Diagnose the root causes for the lack of skill diversity: If you want to encourage skill diversity, streamline process to encourage collaboration, also provide an opportunity for members of the team to expand their expertise, perhaps in a different area. Be willing to provide the necessary training for them to expand in a new direction. And reward staffs who take advantage of the opportunity. Diagnose the issues upon business process, governance, talent management, or more issues such as:

     (1)   There is no technological or business need for much interaction with other teams. 
(    (2)   There is no formal process cross team collaboration.
(    (3)   Team members are not rewarded or challenged individually since this is deemed un-agile.    
(    (4)   No career paths. The companies lack talent management plan about what to do with the team members from an agile team when the project is over. 

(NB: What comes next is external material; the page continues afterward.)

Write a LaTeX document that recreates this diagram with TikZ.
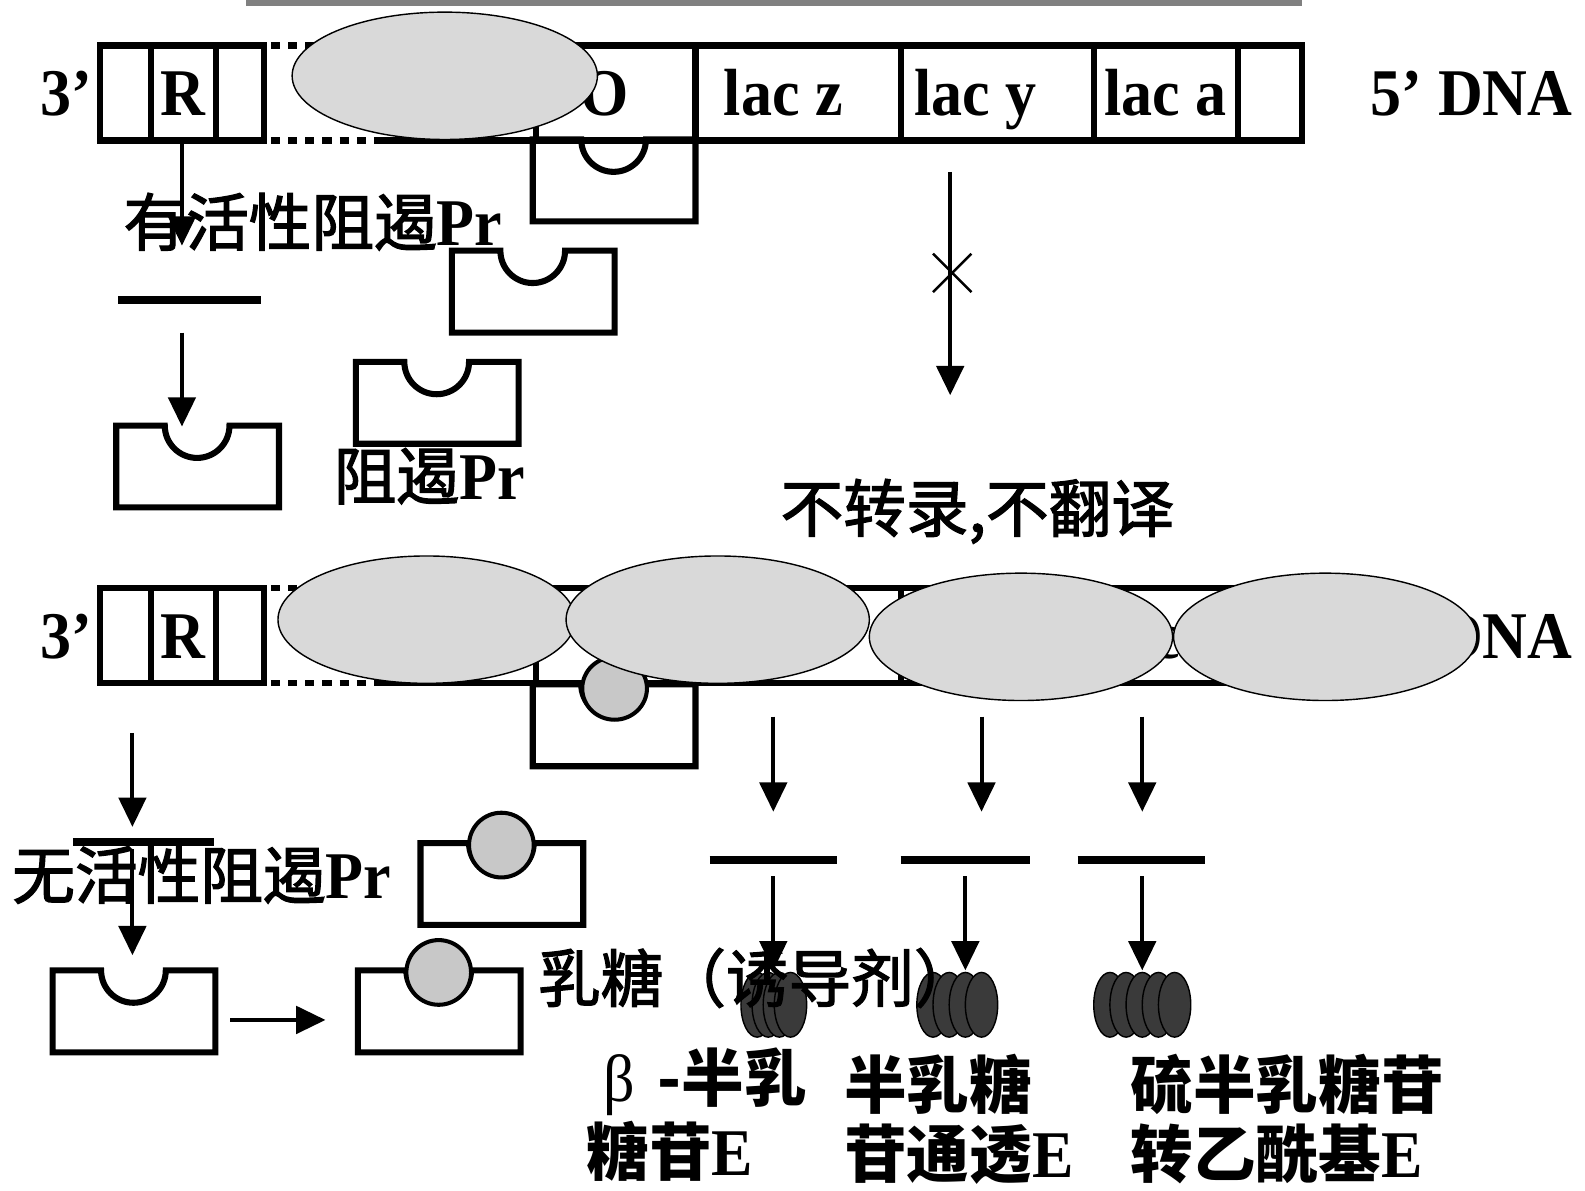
\documentclass[tikz,border=0pt]{standalone}
\usepackage{fontspec}
\setmainfont{Liberation Serif}
\newfontfamily\latin{Liberation Serif}[FakeStretch=0.93]
\newfontfamily\hanzi{Noto Sans CJK SC}
\newfontfamily\hanzim{Noto Sans CJK SC}[FakeBold=2]
\usetikzlibrary{arrows.meta}
\definecolor{polgray}{HTML}{D9D9D9}
\definecolor{lacgray}{HTML}{C8C8C8}
\definecolor{enzgray}{HTML}{3A3A3A}
\definecolor{bargray}{HTML}{808080}
\newcommand\latbf{\latin\bfseries\fontsize{66}{66}\selectfont}
\newcommand\latmd{\latin\mdseries\fontsize{66}{66}\selectfont}

\tikzset{
  strand/.style={line width=6pt, line join=miter},
  gap/.style={line width=6pt, dash pattern=on 9pt off 8pt},
  shell/.style={line width=6pt, line join=miter},
  flow/.style={line width=4pt, -{Triangle[length=29pt,width=27pt]}},
  mrna/.style={line width=8pt},
  pol/.style={fill=polgray, draw=black, line width=1.4pt},
  lactose/.style={fill=lacgray, draw=black, line width=4pt},
  enzyme/.style={fill=enzgray, draw=black, line width=1.4pt},
  lat/.style={font=\latbf, inner sep=0pt},
  han/.style={font=\hanzim\fontsize{62}{62}\selectfont, inner sep=0pt},
  hanb/.style={font=\hanzi\bfseries\fontsize{62}{62}\selectfont, inner sep=0pt},
  % repressor protein: a box with a half-round binding pocket on top
  repressor/.pic={
    \draw[shell] (0,0) -- (48,0) arc[start angle=180, end angle=0, radius=32]
      -- (161,0) -- (161,81) -- (0,81) -- cycle;
  },
  % lac operon strand with its gene boxes and labels
  operon/.pic={
    \draw[strand] (99,0) rectangle (261,94);
    \draw[strand] (149,0) -- (149,94) (214,0) -- (214,94);
    \draw[gap] (268,0) -- (368,0) (268,94) -- (368,94);
    \draw[strand] (370,0) -- (1288,0) -- (1288,94) -- (370,94);
    \draw[strand] (530,0) -- (530,94) (688,0) -- (688,94) (891,0) -- (891,94)
      (1082,0) -- (1082,94) (1225,0) -- (1225,94);
    \node[lat, anchor=base west] (-end3) at (40,69) {3’};
    \node[lat, anchor=base] (-R) at (181,69) {R};
    \node[lat, anchor=base] (-O) at (598,69) {O};
    \node[lat, anchor=base west] (-z) at (716,69) {lac z};
    \node[lat, anchor=base west] (-y) at (904,69) {lac y};
    \node[lat, anchor=base west] (-a) at (1092,69) {lac a};
    \node[lat, anchor=base west] (-end5) at (1356,69) {5’ DNA};
  }
}

\begin{document}
\begin{tikzpicture}[x=1pt, y=-1pt]
\useasboundingbox (0,0) rectangle (1568,1178);

\fill[bargray] (243,0) rectangle (1288,6);

% ---------- repressed operon ----------
\pic (top) at (0,45) {operon};
\pic at (527,138) {repressor};
\draw[pol] (440,75) ellipse [x radius=151, y radius=63];

\coordinate (rA0) at (180,138);
\coordinate (rA1) at (180,243);
\draw[flow] (rA0) -- (rA1);
\node[han, anchor=base west] (actlab) at (122,243) {有活性阻遏{\latbf Pr}};

\coordinate (mA0) at (117,297);
\coordinate (mA1) at (258,297);
\draw[mrna] (mA0) -- (mA1);
\coordinate (pA0) at (180,329);
\coordinate (pA1) at (180,422);
\draw[flow] (pA0) -- (pA1);

\pic at (115,421) {repressor};
\pic at (352,358) {repressor};
\pic at (447,248) {repressor};
\node[han, anchor=base west] (replab) at (330,494) {阻遏{\latbf Pr}};

\coordinate (bl0) at (940,170);
\coordinate (bl1) at (940,391);
\draw[flow] (bl0) -- (bl1);
\coordinate (xc) at (942,270);
\draw[line width=2.5pt] ([shift={(-19,-19)}]xc) -- ([shift={(19,19)}]xc)
  ([shift={(-19,19)}]xc) -- ([shift={(19,-19)}]xc);
\node[han, anchor=base west] (stoplab) at (772,526) {不转录,不翻译};

% ---------- induced operon ----------
\pic (bot) at (0,582) {operon};
\pic at (527,677) {repressor};
\draw[lactose] (608,681) ellipse [x radius=32, y radius=31];
\draw[pol] (422,613) ellipse [x radius=147, y radius=63];
\draw[pol] (710,613) ellipse [x radius=150, y radius=63];
\draw[pol] (1010,630) ellipse [x radius=150, y radius=63];
\draw[pol] (1311,630) ellipse [x radius=150, y radius=63];

\coordinate (rB0) at (131,725);
\coordinate (rB1) at (131,818);
\draw[flow] (rB0) -- (rB1);
\coordinate (mB0) at (72,833);
\coordinate (mB1) at (212,833);
\draw[mrna] (mB0) -- (mB1);
\coordinate (pB0) at (131,840);
\coordinate (pB1) at (131,945);
\draw[flow] (pB0) -- (pB1);
\node[han, anchor=base west] (inactlab) at (12,889) {无活性阻遏{\latbf Pr}};

\pic at (52,960) {repressor};
\coordinate (h0) at (228,1009);
\coordinate (h1) at (322,1009);
\draw[flow] (h0) -- (h1);
\pic at (354,960) {repressor};
\draw[lactose] (434,962) circle [radius=32];
\pic at (416,834) {repressor};
\draw[lactose] (496,836) circle [radius=32];

% structural genes: transcripts and enzymes
\foreach \gx/\tx/\mx/\my/\px in {765/765/702/828/765, 971/971/891/1019/955, 1130/1130/1066/1192/1130}{
  \coordinate (g0-\gx) at (\gx,709);
  \coordinate (g1-\gx) at (\tx,803);
  \draw[flow] (g0-\gx) -- (g1-\gx);
  \coordinate (t0-\gx) at (\mx,851);
  \coordinate (t1-\gx) at (\my,851);
  \draw[mrna] (t0-\gx) -- (t1-\gx);
  \coordinate (e0-\gx) at (\px,867);
  \coordinate (e1-\gx) at (\px,960);
}
\foreach \k in {0,...,3} \draw[enzyme] (749+11*\k,994) ellipse [x radius=16, y radius=32];
\foreach \k in {0,...,3} \draw[enzyme] (923+16*\k,994) ellipse [x radius=16, y radius=32];
\foreach \k in {0,...,4} \draw[enzyme] (1098+16*\k,994) ellipse [x radius=16, y radius=32];
\foreach \gx in {765,971,1130} \draw[flow] (e0-\gx) -- (e1-\gx);

\node[han, anchor=base west] (indlab) at (532,991) {乳糖（诱导剂）};

\node[hanb, anchor=base west] (galA) at (597,1090) {{\latmd β}\hspace{22pt}-半乳};
\node[hanb, anchor=base west] (galB) at (580,1163) {糖苷{\latbf E}};
\node[hanb, anchor=base west] (permA) at (835,1097) {半乳糖};
\node[hanb, anchor=base west] (permB) at (835,1165) {苷通透{\latbf E}};
\node[hanb, anchor=base west] (transA) at (1118,1097) {硫半乳糖苷};
\node[hanb, anchor=base west] (transB) at (1118,1165) {转乙酰基{\latbf E}};
\end{tikzpicture}
\end{document}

(    (5)   Agile principles are not being followed in the right way: The process has varied from vanilla Scrum due to various improvements they made over the years through retrospectives and adjustments to their styles, but they might not follow good engineering and software development practices effectively

The general sense in the agile community is that diversity is good and creativity and innovation come out of the conflict. Improving is usually good. On the other hand, change for the sake of change is not good. There should be a reason for shaking things up. Certainly the fact that a group is harmonious and well performing is not a good reason for forcing them to change. One needs to understand the problem and the expected results before making the change.